Demand for proof of financial responsibility was usually made only after an aggrieved party filed a complaint. So, automobile insurance both optional and retroactive. In effect, everyone got a Get out of Jail Free card, where after the first accident the State would clamp down on them. But even at that, unless the first accident resulted in a complaint getting filed, that wasn't enough to invoke the law that you had to provide financial responsibility. Over the next 50 odd years most other states passed the same type of financial responsibility laws.

At the same time CT passed its financial responsibility laws (couple of years later, actually), Massachusetts went one step further and made liability insurance compulsory when registering the automobile. For 25 years it was the only state to have such a law. Massachusetts was a very pro-consumer state, while Connecticut was a very pro-insurance state (being the home of the insurance industry), so one would think that "compulsory" and merely "financially responsible" would have occurred in the opposite manner in each other's state. But the insurance companies fought compulsory insurance, because with compulsory insurance they had to cover everybody, good drivers and morons alike.

With the 50's came the cars of the 50's and all the romance that came with it, both in and of the cars, and with times being good and everyone having one, the number of cars on the roads exploded, and so did miles driven. Accidents and injuries became more more common as well as more expensive, and more and more people were unable to show financial responsibility. A couple of states enacted compulsory insurance in the late 50's, and then in the 60's and 70's most states followed suit, each and every one of them over the objections of auto insurers. Only 2 or 3 states currently do not have compulsory insurance. New Hampshire doesn't, and I don't think Wisconsin requires it, yet. In Virginia you don't have to purchase liability insurance, but if you don't then you have to pay a $500 annual fee to the state.
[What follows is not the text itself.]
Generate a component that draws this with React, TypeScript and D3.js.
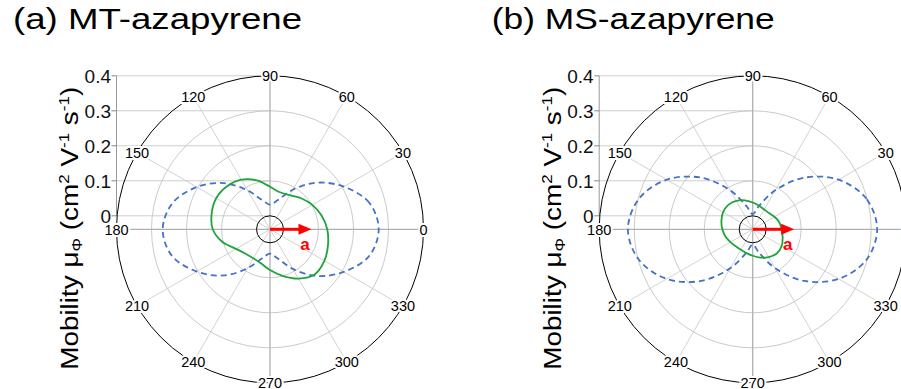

The insurance companies would much rather be able to pick and choose who they want to cover, and be able to deny someone liability coverage at their whim, rather than be forced to cover anyone and everyone. They can jack up your premiums of you're high risk, but eliminating that high risk is something they'd much rather do.
 

ron

Expert Expediter
I agree that you shouldn't speed. The point I was trying to make is the pay-offs under the table out the the sight of the public. If we tried to "bribe" a cop...we would be looking at jail time,but the insurance companies can "pay the police under the table" to make the insurance companies more profit...but let's call it "purchasing radar guns". It will look "legal" on paper. That's the point I was making.
 

cheri1122

Veteran Expediter
Driver
Having witnessed speed limits in Ohio being raised and lowered in response to public pressure, [in the case of the lowering, one 'connected' family, whose teenage son died after driving way over the current limit on a curve], I do not believe speed is anywhere near the danger the police & insurance companies insist it is - it's just the one factor they can prove. Aggressive driving [tailgating, frequent, impulsive/improper lane changes] and distracted driving are far greater causes of mayhem, but may be tough to prove, so get downgraded in nearly everyone's priorities.
That makes the roads far less safe for all of us, but speeding tickets make so many folks happy, they won't change it. It's a gold mine, and they will fight to protect it.
 

Pilgrim

Veteran Expediter
Retired Expediter
You know, the problem isn't them buying radar guns. One of the insurance companies had an ad campaign that showed cops pulling people over and asking for their proof of insurance. The voiceover or subtext said something to the effect of the cops being their best salesmen. And I thought, "Exactly!" They got their lobbyists to get the state legislatures to make the public buy their product. Wish I could get the legislature to make customers ship on my van.
BULLSEYE! I doubt seriously that altruism is the motivating factor behind the lizard insurance company footing the bill for radar guns.